Com certeza. É claro que algumas situações, como essa da Foz do Amazonas, já vinha pautada pela gestão passada. Mas o fato é que teve uma mudança de governo, teve uma mudança na presidência do Conselho da Petrobrás, e esse não é um projeto trivial, qualquer criança sabe disso. Portanto, deveria ter sido objeto de uma decisão política do mais alto nível do governo. Para o bem ou para o mal. Para fazer ou não fazer.
O que deveria envolver uma discussão mais aprofundada que vai além do interesse da Petrobrás. Esse projeto nos remete a uma questão muito mais complexa, que é o horizonte do petróleo e de como o Brasil se posiciona sobre as questões climáticas. Qual é nosso papel nessa história? Como são essas informações de que esse petróleo vem para substituir a produção do pré-sal? Parece que tem muita contradição nessas informações. E não sabemos qual é essa estratégia do Brasil para abrir uma frente de exploração de petróleo na Foz do Amazonas, uma região que tem todas as implicações ambientais e inclusive simbólicas.
Eu acho que não pode ser uma coisa que se encaminha burocraticamente, um pedido de licença para o Ibama que responde burocraticamente que faltou um relatório. Eu acho que o Lula tem que chamar para si questões dessa envergadura, dessa importância, e com os ministros fazer uma discussão consistente, liberar informações que permitam às pessoas formarem um juízo desse negócio. Algo mais criterioso, não é em qualquer hipótese que se pode produzir petróleo, o que significa o Brasil abrir mão desse petróleo. Isso não é algo trivial.
A mesma coisa eu diria de outras obras que são importantes do ponto de vista do impacto que trazem. A partir do momento que se decide fazer um projeto, tem toda uma conversa de como será executado. E nós temos péssimos exemplos como antecedentes. Você vai abrir a BR-319 para fazer como foi com a BR-163, com grilagem rolando solta e o desmatamento comendo tudo?
Eu acho que isso vai ser indispensável. As questões de grande envergadura precisam ser trazidas para o centro do governo e qualquer contradição ser dirimida ali. E que a opinião pública tenha o mínimo de informação para formar juízo de valor sobre cada iniciativa dessas. Agora, que a cuíca vai roncar aí, vai.
A Câmara atropelou o debate e aprovou o PL 490, que entre outros, quer estabelecer a tese do Marco Temporal. Isso a menos de nove dias do julgamento do assunto ser retomado no STF. Como você vê esse movimento dos deputados e o quanto eles podem influenciar a opinião pública e os ministros do STF?

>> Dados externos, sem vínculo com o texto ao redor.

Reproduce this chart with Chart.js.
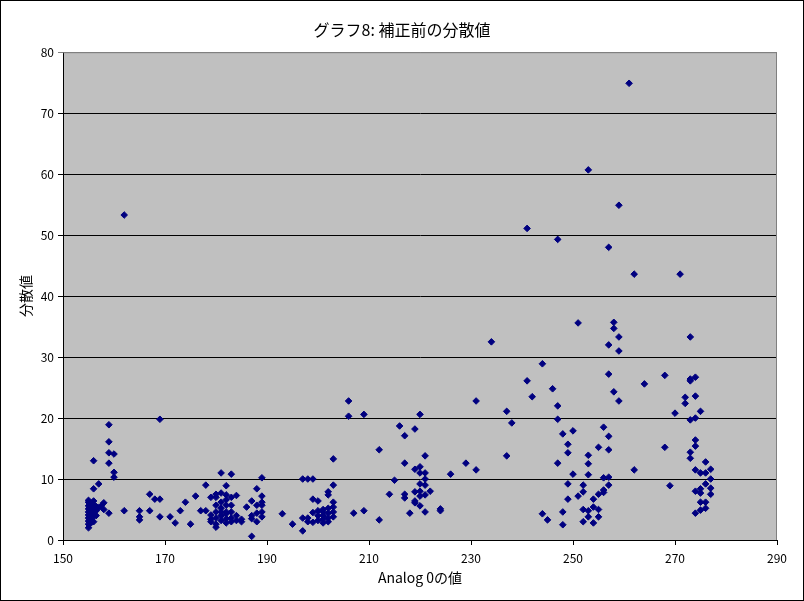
<!DOCTYPE html>
<html>
<head>
<meta charset="utf-8">
<script src="https://cdn.jsdelivr.net/npm/chart.js@4"></script>
<style>
html,body{margin:0;padding:0;background:#fff}
</style>
</head>
<body>
<canvas id="chart1" width="804" height="601"></canvas>
<script>
// Analog 0 values (x), and the variance values read at each of them (y)
var analogGroups = [155, 155.5, 156, 156.5, 157, 157.5, 158, 159, 160, 162,
	165, 167, 168, 169, 171, 172, 173, 174, 175, 176, 177, 178, 179, 180,
	181, 182, 183, 184, 185, 186, 187, 188, 189,
	193, 195, 197, 198, 199, 200, 201, 202, 203,
	206, 207, 209, 212, 214, 215, 216, 217, 218, 219, 220, 221, 222, 224, 226, 229,
	231, 234, 237, 238, 241, 242, 244, 245, 246, 247, 248, 249, 250,
	251, 252, 253, 254, 255, 256, 257, 258, 259, 261, 262, 264,
	268, 269, 270, 271, 272, 273, 274, 275, 276, 277];
var varianceByGroup = [
	[2.0, 2.6, 3.1, 3.6, 4.1, 4.6, 5.1, 5.6, 6.2, 6.5],
	[2.8, 3.4, 4.3, 4.9, 5.4, 6.0],
	[3.0, 3.9, 4.5, 5.2, 5.8, 6.4, 8.4, 13.0],
	[4.0, 4.8, 5.5],
	[5.3, 9.2],
	[5.6],
	[5.0, 6.1],
	[4.4, 12.6, 14.3, 16.1, 18.9],
	[10.3, 11.1, 14.1],
	[4.8, 53.3],
	[3.3, 3.8, 4.8],
	[4.8, 7.5],
	[6.7],
	[3.8, 6.7, 19.8],
	[3.8],
	[2.8],
	[4.8],
	[6.2],
	[2.6],
	[7.2],
	[4.8],
	[4.8, 9.0],
	[3.0, 3.4, 4.1, 7.0],
	[2.1, 2.6, 3.6, 4.6, 5.7, 7.0, 7.5],
	[3.2, 4.0, 4.6, 5.2, 6.2, 7.7, 11.0],
	[2.8, 3.5, 4.3, 4.6, 5.7, 6.6, 7.4, 8.9],
	[3.0, 3.6, 4.6, 5.7, 7.0, 10.8],
	[3.2, 4.0, 7.3],
	[3.0, 3.4],
	[5.4],
	[0.6, 3.5, 4.0, 6.4],
	[3.0, 4.4, 5.7, 8.4],
	[3.8, 4.6, 5.7, 6.2, 7.2, 10.2],
	[4.3],
	[2.6],
	[1.5, 3.6, 10.0],
	[3.0, 3.6, 10.0],
	[2.9, 4.5, 6.7, 10.0],
	[3.2, 4.0, 4.8, 6.4],
	[2.8, 3.4, 4.0, 4.6, 5.0],
	[3.0, 3.6, 4.4, 5.2, 7.4, 7.9],
	[3.8, 4.6, 5.4, 6.2, 9.0, 13.3],
	[20.3, 22.8],
	[4.4],
	[4.8, 20.6],
	[3.3, 14.8],
	[7.5],
	[9.8],
	[18.7],
	[6.9, 7.5, 12.6, 17.1],
	[4.4],
	[6.1, 6.4, 7.9, 11.6, 18.2],
	[5.6, 7.2, 8.0, 9.2, 11.0, 12.0, 20.6],
	[4.6, 7.4, 9.0, 10.0, 11.0, 13.8],
	[8.0],
	[4.8, 5.1],
	[10.8],
	[12.6],
	[11.5, 22.8],
	[32.5],
	[13.8, 21.1],
	[19.2],
	[26.1, 51.1],
	[23.5],
	[4.3, 28.9],
	[3.3],
	[24.8],
	[12.6, 19.8, 22.0, 49.3],
	[2.5, 4.6, 17.4],
	[6.7, 9.2, 14.3, 15.7],
	[10.8, 17.9],
	[7.2, 35.6],
	[3.0, 5.0, 7.9, 9.0],
	[3.8, 4.8, 10.7, 12.5, 13.9, 60.7],
	[2.8, 5.4, 6.7],
	[3.8, 5.0, 7.5, 15.2],
	[7.8, 8.2, 10.2, 18.5],
	[9.0, 10.3, 14.8, 17.0, 27.2, 32.0, 48.0],
	[24.3, 34.7, 35.7],
	[22.8, 31.0, 33.3, 54.9],
	[74.9],
	[11.5, 43.6],
	[25.6],
	[15.2, 27.0],
	[8.9],
	[20.8],
	[43.6],
	[22.4, 23.4],
	[13.4, 14.4, 19.7, 26.1, 26.4, 33.3],
	[4.4, 8.0, 11.5, 15.4, 16.4, 20.0, 23.6, 26.7],
	[4.9, 6.2, 7.7, 8.4, 11.0, 21.1],
	[5.2, 6.2, 9.2, 11.0, 12.8],
	[7.5, 8.5, 10.0, 11.6]
];
var xTicks = [150, 170, 190, 210, 230, 250, 270, 290];
var yTicks = [0, 10, 20, 30, 40, 50, 60, 70, 80];

var points = [];
for (var i in analogGroups) {
	for (var j in varianceByGroup[i]) {
		points.push({x: analogGroups[i], y: varianceByGroup[i][j]});
	}
}

// 背景・プロットエリア・外枠
var framePlugin = {
	id: 'frame',
	beforeDraw: function (chart) {
		var c = chart.ctx, a = chart.chartArea;
		c.save();
		c.fillStyle = '#ffffff';
		c.fillRect(0, 0, chart.width, chart.height);
		c.fillStyle = '#c0c0c0';
		c.fillRect(a.left, a.top, a.right - a.left, a.bottom - a.top);
		c.restore();
	},
	afterDraw: function (chart) {
		var c = chart.ctx, a = chart.chartArea;
		c.save();
		c.strokeStyle = '#808080';
		c.lineWidth = 1;
		c.beginPath();
		c.moveTo(a.left, a.top + 0.5);
		c.lineTo(a.right - 0.5, a.top + 0.5);
		c.lineTo(a.right - 0.5, a.bottom);
		c.stroke();
		c.strokeStyle = '#000000';
		c.strokeRect(0.5, 0.5, chart.width - 1, chart.height - 1);
		c.restore();
	}
};

Chart.defaults.font.family = '"Noto Sans CJK JP", "Noto Sans", sans-serif';
Chart.defaults.color = '#000';

var ctx1 = document.getElementById("chart1").getContext("2d");
window.myScatter = new Chart(ctx1, {
	type: 'scatter',
	data: {
		datasets: [{
			label: '分散値',
			data: points,
			pointStyle: 'rectRot',
			pointRadius: 3.3,
			pointBackgroundColor: '#000080',
			pointBorderColor: '#000080',
			pointBorderWidth: 1
		}]
	},
	options: {
		responsive: false,
		animation: false,
		layout: {padding: 0},
		plugins: {
			legend: {display: false},
			tooltip: {enabled: false},
			title: {
				display: true,
				text: 'グラフ8: 補正前の分散値',
				color: '#000',
				font: {size: 16, weight: 'normal'},
				padding: {top: 20, bottom: 13}
			}
		},
		scales: {
			x: {
				type: 'linear',
				min: 150,
				max: 290,
				afterBuildTicks: function (s) { s.ticks = xTicks.map(function (v) { return {value: v}; }); },
				afterFit: function (s) { s.height = 61; s.paddingRight = 27; },
				ticks: {color: '#000', font: {size: 12}, padding: 6, maxRotation: 0},
				grid: {drawOnChartArea: false, drawTicks: true, tickLength: 5, color: '#000'},
				border: {color: '#000', width: 1},
				title: {display: true, text: 'Analog 0の値', color: '#000', font: {size: 14}, padding: {top: 0, bottom: 15}}
			},
			y: {
				min: 0,
				max: 80,
				afterBuildTicks: function (s) { s.ticks = yTicks.map(function (v) { return {value: v}; }); },
				afterFit: function (s) { s.width = 63; },
				ticks: {color: '#000', font: {size: 12}, padding: 4},
				grid: {
					drawTicks: true,
					tickLength: 5,
					color: function (c) { return c.tick && c.tick.value === 80 ? '#808080' : '#000'; }
				},
				border: {color: '#000', width: 1},
				title: {display: true, text: '分散値', color: '#000', font: {size: 14}, padding: {top: 17, bottom: 0}}
			}
		}
	},
	plugins: [framePlugin]
});
</script>
</body>
</html>
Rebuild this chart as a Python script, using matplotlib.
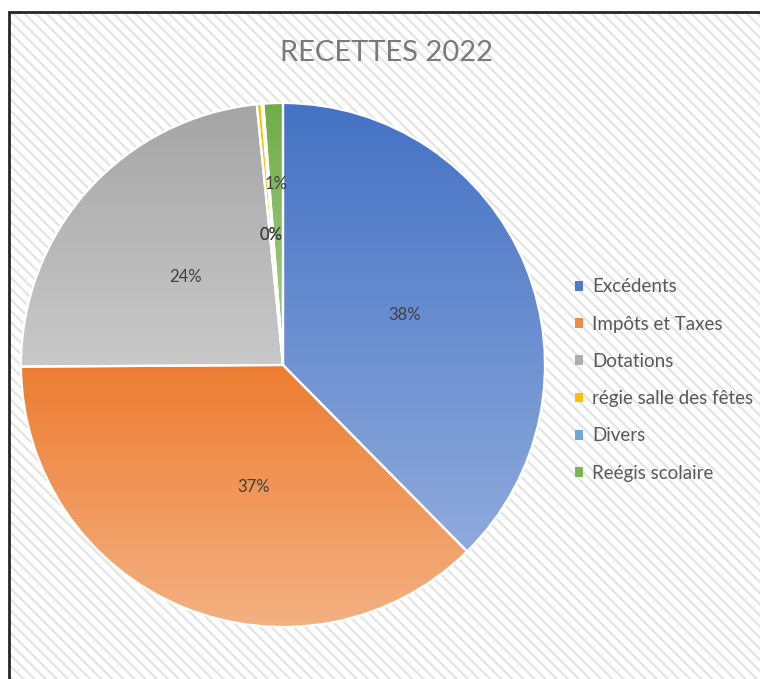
import numpy as np
import matplotlib
matplotlib.use("Agg")
import matplotlib.pyplot as plt
from matplotlib.patches import Rectangle, Patch
from matplotlib.colors import to_rgb

# data
categories = ["Excédents", "Impôts et Taxes", "Dotations",
              "régie salle des fêtes", "Divers", "Reégis scolaire"]
values = [37.6, 37.3, 23.5, 0.3, 0.1, 1.2]

# styles
top_colors = ["#4472C4", "#ED7D31", "#A5A5A5", "#FFC000", "#5B9BD5", "#70AD47"]
bottom_colors = ["#8FAADC", "#F4B183", "#C9C9C9", "#FFD966", "#9DC3E6", "#A9D18E"]
legend_colors = ["#4F79C8", "#EF8A47", "#ADADAD", "#FFC000", "#6FA6DA", "#7CB556"]
label_dist = [0.5, 0.48, 0.5, 0.5, 0.5, 0.69]
label_shift = [0, -9.2, 0, 0, -0.7, 0]

plt.rcParams['font.family'] = ['Lato', 'DejaVu Sans']
plt.rcParams['hatch.linewidth'] = 1.6

W, H = 760, 679
fig = plt.figure(figsize=(W / 100, H / 100), dpi=100)
fig.patch.set_facecolor("white")
ax = fig.add_axes([0, 0, 1, 1])
ax.set_xlim(0, W)
ax.set_ylim(0, H)
ax.axis("off")

# hatched chart area + border
ax.add_patch(Rectangle((9, -20), 800, H - 12 + 20, facecolor="white",
                       edgecolor="#E4E4E4", linewidth=0, hatch="\\\\\\", zorder=0))
ax.add_patch(Rectangle((9, -20), 800, H - 12 + 20, facecolor="none",
                       edgecolor="#262626", linewidth=2, zorder=1))

cx, cy, R = 283, H - 365, 262
wedges, _ = ax.pie(values, startangle=90, counterclock=False, center=(cx, cy),
                   radius=R, colors=["none"] * len(values),
                   wedgeprops=dict(edgecolor="white", linewidth=1.6, zorder=3),
                   frame=True)

for w, c0, c1 in zip(wedges, top_colors, bottom_colors):
    ext = w.get_path().get_extents()
    t = np.linspace(0, 1, 256)[:, None, None]
    grad = (1 - t) * np.array(to_rgb(c0)) + t * np.array(to_rgb(c1))
    im = ax.imshow(grad, extent=(ext.x0, ext.x1, ext.y0, ext.y1), origin="upper",
                   aspect="auto", zorder=2, interpolation="bilinear")
    im.set_clip_path(w)

ax.set_xlim(0, W)
ax.set_ylim(0, H)
ax.set_aspect("auto")
ax.axis("off")

# percentage labels
total = sum(values)
cum = 0
for v, d, s in zip(values, label_dist, label_shift):
    mid = (cum + v / 2) / total * 360 + s
    cum += v
    ang = np.deg2rad(90 - mid)
    pct = int(v / total * 100 + 0.5 + 1e-9)
    ax.text(cx + d * R * np.cos(ang), cy + d * R * np.sin(ang),
            "%d%%" % pct, ha="center", va="center",
            fontsize=12, color="#404040", zorder=5)

ax.text(386, H - 53, "RECETTES 2022", ha="center", va="center",
        fontsize=21, color="#7A7A7A", fontweight="normal")

handles = [Patch(facecolor=c, edgecolor="none") for c in legend_colors]
ax.legend(handles, categories, loc="center left", bbox_to_anchor=(575, H - 380),
          bbox_transform=ax.transData, frameon=False, fontsize=13.5,
          labelcolor="#595959", handlelength=0.42, handleheight=0.42,
          handletextpad=0.5, labelspacing=1.08, borderpad=0, borderaxespad=0)

fig.savefig("out.png", dpi=100)
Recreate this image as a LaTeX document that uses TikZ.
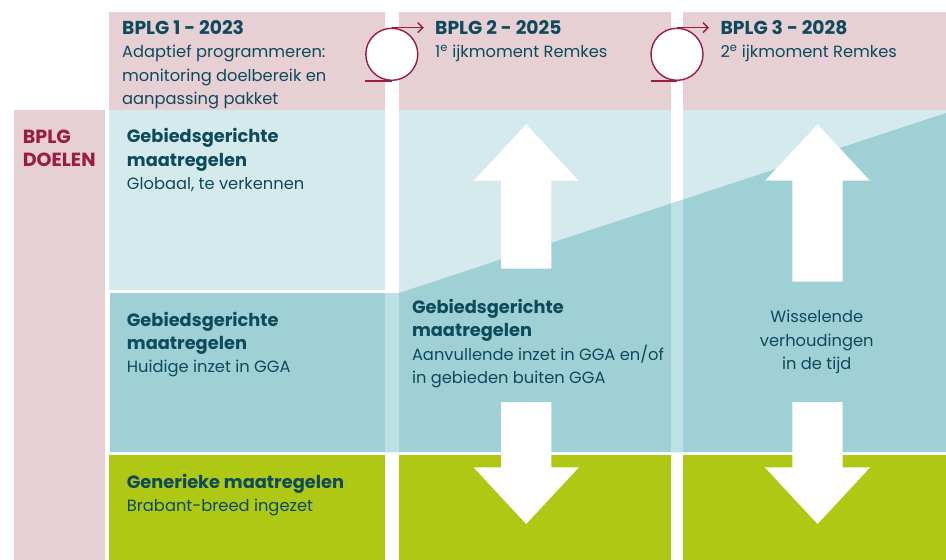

O PL 490 é destruidor e vai muito além da destruição que é a tese do Marco Temporal. Existem várias outras aberrações dentro desse projeto de lei, e que tem se falado pouco nas discussões, mas que não são de menor importância. Como puxar a discussão sobre demarcação para o Congresso Nacional, obrigar a Funai a forçar contato com grupos de isolados, arrendamento de terras, abertura de estradas, enfim.
Esperamos que o STF dê um rumo a essa história, o que certamente terá impacto na tramitação do PL 490. Embora o projeto vá além da questão do Marco Temporal em si. De qualquer maneira, o que vier a ser aprovado pelo Congresso ainda cabe veto presidencial, novos recursos ao STF. Talvez a questão não se resolva de forma tão rápida e possamos ter novos capítulos dessa história.